Request: All of the listing below must be repeated word for word. Pictures are the only thing to omit.

Data extract:

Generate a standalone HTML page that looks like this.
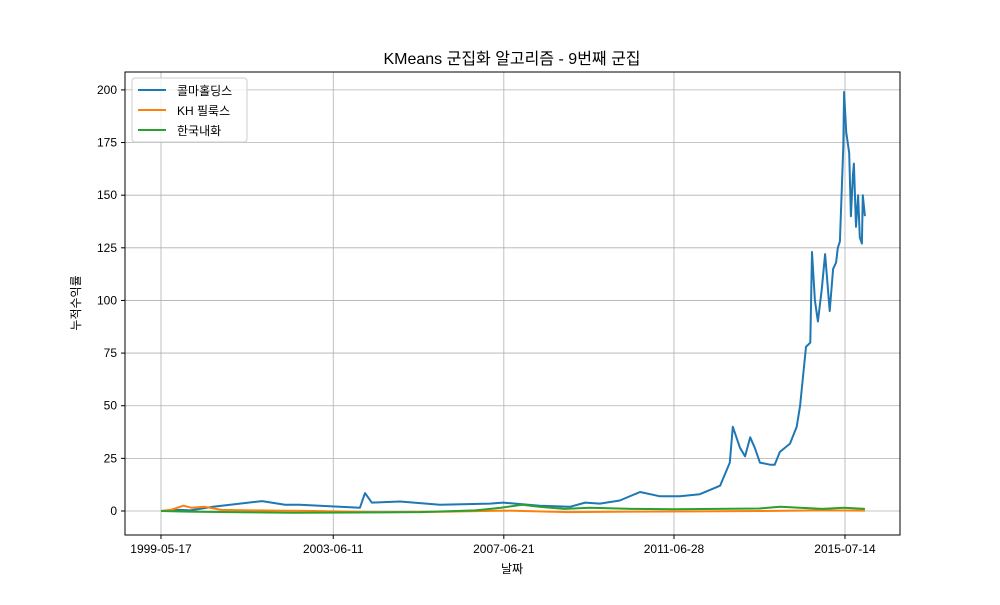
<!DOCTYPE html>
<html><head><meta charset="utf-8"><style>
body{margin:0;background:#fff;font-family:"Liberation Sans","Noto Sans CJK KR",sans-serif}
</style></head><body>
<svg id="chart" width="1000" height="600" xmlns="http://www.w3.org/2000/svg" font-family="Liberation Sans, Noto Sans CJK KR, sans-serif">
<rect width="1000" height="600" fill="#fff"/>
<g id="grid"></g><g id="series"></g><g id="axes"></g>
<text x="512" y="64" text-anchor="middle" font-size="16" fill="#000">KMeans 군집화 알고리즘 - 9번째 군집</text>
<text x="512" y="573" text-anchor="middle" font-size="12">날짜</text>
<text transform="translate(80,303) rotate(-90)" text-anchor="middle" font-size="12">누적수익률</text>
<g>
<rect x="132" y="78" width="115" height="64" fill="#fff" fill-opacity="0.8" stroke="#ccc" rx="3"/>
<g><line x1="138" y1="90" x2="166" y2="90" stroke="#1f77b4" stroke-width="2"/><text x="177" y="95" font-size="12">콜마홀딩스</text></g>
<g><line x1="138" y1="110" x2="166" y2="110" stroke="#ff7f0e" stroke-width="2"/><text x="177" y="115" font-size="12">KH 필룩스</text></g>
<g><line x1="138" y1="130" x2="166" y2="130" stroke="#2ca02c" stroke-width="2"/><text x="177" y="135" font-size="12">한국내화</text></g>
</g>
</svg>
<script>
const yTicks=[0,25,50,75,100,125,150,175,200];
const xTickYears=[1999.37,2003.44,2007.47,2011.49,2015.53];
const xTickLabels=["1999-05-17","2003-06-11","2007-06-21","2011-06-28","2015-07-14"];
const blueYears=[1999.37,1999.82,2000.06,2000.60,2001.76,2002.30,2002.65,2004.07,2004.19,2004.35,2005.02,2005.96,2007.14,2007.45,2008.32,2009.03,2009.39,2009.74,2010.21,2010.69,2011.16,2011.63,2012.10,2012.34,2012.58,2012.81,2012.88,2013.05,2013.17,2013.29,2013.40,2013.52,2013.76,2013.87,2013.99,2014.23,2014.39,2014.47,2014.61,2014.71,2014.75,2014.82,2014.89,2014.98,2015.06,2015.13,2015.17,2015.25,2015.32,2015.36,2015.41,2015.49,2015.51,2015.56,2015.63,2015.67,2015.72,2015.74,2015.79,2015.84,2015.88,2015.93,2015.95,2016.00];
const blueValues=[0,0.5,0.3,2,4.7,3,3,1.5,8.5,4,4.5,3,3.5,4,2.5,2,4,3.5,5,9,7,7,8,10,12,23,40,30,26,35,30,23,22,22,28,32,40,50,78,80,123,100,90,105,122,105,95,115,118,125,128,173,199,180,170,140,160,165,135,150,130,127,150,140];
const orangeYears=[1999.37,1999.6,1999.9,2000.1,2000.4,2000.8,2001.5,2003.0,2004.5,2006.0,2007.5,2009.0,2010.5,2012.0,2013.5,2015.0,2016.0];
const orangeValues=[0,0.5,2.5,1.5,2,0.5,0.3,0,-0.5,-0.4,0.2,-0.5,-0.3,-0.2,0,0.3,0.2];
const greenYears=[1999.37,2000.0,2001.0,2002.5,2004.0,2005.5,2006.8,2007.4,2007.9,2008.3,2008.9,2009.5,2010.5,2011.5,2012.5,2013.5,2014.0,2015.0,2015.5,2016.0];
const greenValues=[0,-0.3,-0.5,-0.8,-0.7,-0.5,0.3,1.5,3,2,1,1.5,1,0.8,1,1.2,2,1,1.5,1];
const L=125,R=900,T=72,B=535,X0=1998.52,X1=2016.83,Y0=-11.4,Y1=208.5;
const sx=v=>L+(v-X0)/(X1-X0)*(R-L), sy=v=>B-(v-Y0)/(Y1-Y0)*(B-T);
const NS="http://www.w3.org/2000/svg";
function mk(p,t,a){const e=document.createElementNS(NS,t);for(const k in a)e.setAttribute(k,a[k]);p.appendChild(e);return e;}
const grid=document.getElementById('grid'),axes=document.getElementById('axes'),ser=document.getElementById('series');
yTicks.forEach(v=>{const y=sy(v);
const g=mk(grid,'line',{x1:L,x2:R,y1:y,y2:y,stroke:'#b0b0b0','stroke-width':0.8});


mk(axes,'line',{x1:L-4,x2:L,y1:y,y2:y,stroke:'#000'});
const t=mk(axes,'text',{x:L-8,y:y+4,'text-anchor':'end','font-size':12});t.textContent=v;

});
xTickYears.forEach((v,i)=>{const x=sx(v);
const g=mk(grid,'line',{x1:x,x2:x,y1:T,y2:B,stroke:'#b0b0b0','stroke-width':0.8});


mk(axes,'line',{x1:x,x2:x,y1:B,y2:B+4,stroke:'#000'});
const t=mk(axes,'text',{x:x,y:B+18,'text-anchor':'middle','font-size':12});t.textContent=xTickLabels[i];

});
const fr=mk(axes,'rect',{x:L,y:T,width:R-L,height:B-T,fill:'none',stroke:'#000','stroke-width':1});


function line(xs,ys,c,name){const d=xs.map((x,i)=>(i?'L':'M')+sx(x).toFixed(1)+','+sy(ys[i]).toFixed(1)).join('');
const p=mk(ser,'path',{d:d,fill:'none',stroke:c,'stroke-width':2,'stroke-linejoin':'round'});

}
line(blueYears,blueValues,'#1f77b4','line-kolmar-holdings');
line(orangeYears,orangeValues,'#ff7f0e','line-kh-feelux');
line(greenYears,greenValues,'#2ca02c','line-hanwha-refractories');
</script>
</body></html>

Finished exercise:
Generate a standalone HTML page that looks like this.
<!DOCTYPE html>
<html><head><meta charset="utf-8"><style>
body{margin:0;background:#fff;font-family:"Liberation Sans","Noto Sans CJK KR",sans-serif}
</style></head><body>
<svg id="chart" width="1000" height="600" xmlns="http://www.w3.org/2000/svg" font-family="Liberation Sans, Noto Sans CJK KR, sans-serif">
<rect width="1000" height="600" fill="#fff"/>
<g id="grid"></g><g id="series"></g><g id="axes"></g>
<text x="512" y="64" text-anchor="middle" font-size="16" fill="#000">KMeans 군집화 알고리즘 - 9번째 군집</text>
<text x="512" y="573" text-anchor="middle" font-size="12">날짜</text>
<text transform="translate(80,303) rotate(-90)" text-anchor="middle" font-size="12">누적수익률</text>
<g>
<rect x="132" y="78" width="115" height="64" fill="#fff" fill-opacity="0.8" stroke="#ccc" rx="3"/>
<g><line x1="138" y1="90" x2="166" y2="90" stroke="#1f77b4" stroke-width="2"/><text x="177" y="95" font-size="12">콜마홀딩스</text></g>
<g><line x1="138" y1="110" x2="166" y2="110" stroke="#ff7f0e" stroke-width="2"/><text x="177" y="115" font-size="12">KH 필룩스</text></g>
<g><line x1="138" y1="130" x2="166" y2="130" stroke="#2ca02c" stroke-width="2"/><text x="177" y="135" font-size="12">한국내화</text></g>
</g>
</svg>
<script>
const yTicks=[0,25,50,75,100,125,150,175,200];
const xTickYears=[1999.37,2003.44,2007.47,2011.49,2015.53];
const xTickLabels=["1999-05-17","2003-06-11","2007-06-21","2011-06-28","2015-07-14"];
const blueYears=[1999.37,1999.82,2000.06,2000.60,2001.76,2002.30,2002.65,2004.07,2004.19,2004.35,2005.02,2005.96,2007.14,2007.45,2008.32,2009.03,2009.39,2009.74,2010.21,2010.69,2011.16,2011.63,2012.10,2012.34,2012.58,2012.81,2012.88,2013.05,2013.17,2013.29,2013.40,2013.52,2013.76,2013.87,2013.99,2014.23,2014.39,2014.47,2014.61,2014.71,2014.75,2014.82,2014.89,2014.98,2015.06,2015.13,2015.17,2015.25,2015.32,2015.36,2015.41,2015.49,2015.51,2015.56,2015.63,2015.67,2015.72,2015.74,2015.79,2015.84,2015.88,2015.93,2015.95,2016.00];
const blueValues=[0,0.5,0.3,2,4.7,3,3,1.5,8.5,4,4.5,3,3.5,4,2.5,2,4,3.5,5,9,7,7,8,10,12,23,40,30,26,35,30,23,22,22,28,32,40,50,78,80,123,100,90,105,122,105,95,115,118,125,128,173,199,180,170,140,160,165,135,150,130,127,150,140];
const orangeYears=[1999.37,1999.6,1999.9,2000.1,2000.4,2000.8,2001.5,2003.0,2004.5,2006.0,2007.5,2009.0,2010.5,2012.0,2013.5,2015.0,2016.0];
const orangeValues=[0,0.5,2.5,1.5,2,0.5,0.3,0,-0.5,-0.4,0.2,-0.5,-0.3,-0.2,0,0.3,0.2];
const greenYears=[1999.37,2000.0,2001.0,2002.5,2004.0,2005.5,2006.8,2007.4,2007.9,2008.3,2008.9,2009.5,2010.5,2011.5,2012.5,2013.5,2014.0,2015.0,2015.5,2016.0];
const greenValues=[0,-0.3,-0.5,-0.8,-0.7,-0.5,0.3,1.5,3,2,1,1.5,1,0.8,1,1.2,2,1,1.5,1];
const L=125,R=900,T=72,B=535,X0=1998.52,X1=2016.83,Y0=-11.4,Y1=208.5;
const sx=v=>L+(v-X0)/(X1-X0)*(R-L), sy=v=>B-(v-Y0)/(Y1-Y0)*(B-T);
const NS="http://www.w3.org/2000/svg";
function mk(p,t,a){const e=document.createElementNS(NS,t);for(const k in a)e.setAttribute(k,a[k]);p.appendChild(e);return e;}
const grid=document.getElementById('grid'),axes=document.getElementById('axes'),ser=document.getElementById('series');
yTicks.forEach(v=>{const y=sy(v);
const g=mk(grid,'line',{x1:L,x2:R,y1:y,y2:y,stroke:'#b0b0b0','stroke-width':0.8});


mk(axes,'line',{x1:L-4,x2:L,y1:y,y2:y,stroke:'#000'});
const t=mk(axes,'text',{x:L-8,y:y+4,'text-anchor':'end','font-size':12});t.textContent=v;

});
xTickYears.forEach((v,i)=>{const x=sx(v);
const g=mk(grid,'line',{x1:x,x2:x,y1:T,y2:B,stroke:'#b0b0b0','stroke-width':0.8});


mk(axes,'line',{x1:x,x2:x,y1:B,y2:B+4,stroke:'#000'});
const t=mk(axes,'text',{x:x,y:B+18,'text-anchor':'middle','font-size':12});t.textContent=xTickLabels[i];

});
const fr=mk(axes,'rect',{x:L,y:T,width:R-L,height:B-T,fill:'none',stroke:'#000','stroke-width':1});


function line(xs,ys,c,name){const d=xs.map((x,i)=>(i?'L':'M')+sx(x).toFixed(1)+','+sy(ys[i]).toFixed(1)).join('');
const p=mk(ser,'path',{d:d,fill:'none',stroke:c,'stroke-width':2,'stroke-linejoin':'round'});

}
line(blueYears,blueValues,'#1f77b4','line-kolmar-holdings');
line(orangeYears,orangeValues,'#ff7f0e','line-kh-feelux');
line(greenYears,greenValues,'#2ca02c','line-hanwha-refractories');
</script>
</body></html>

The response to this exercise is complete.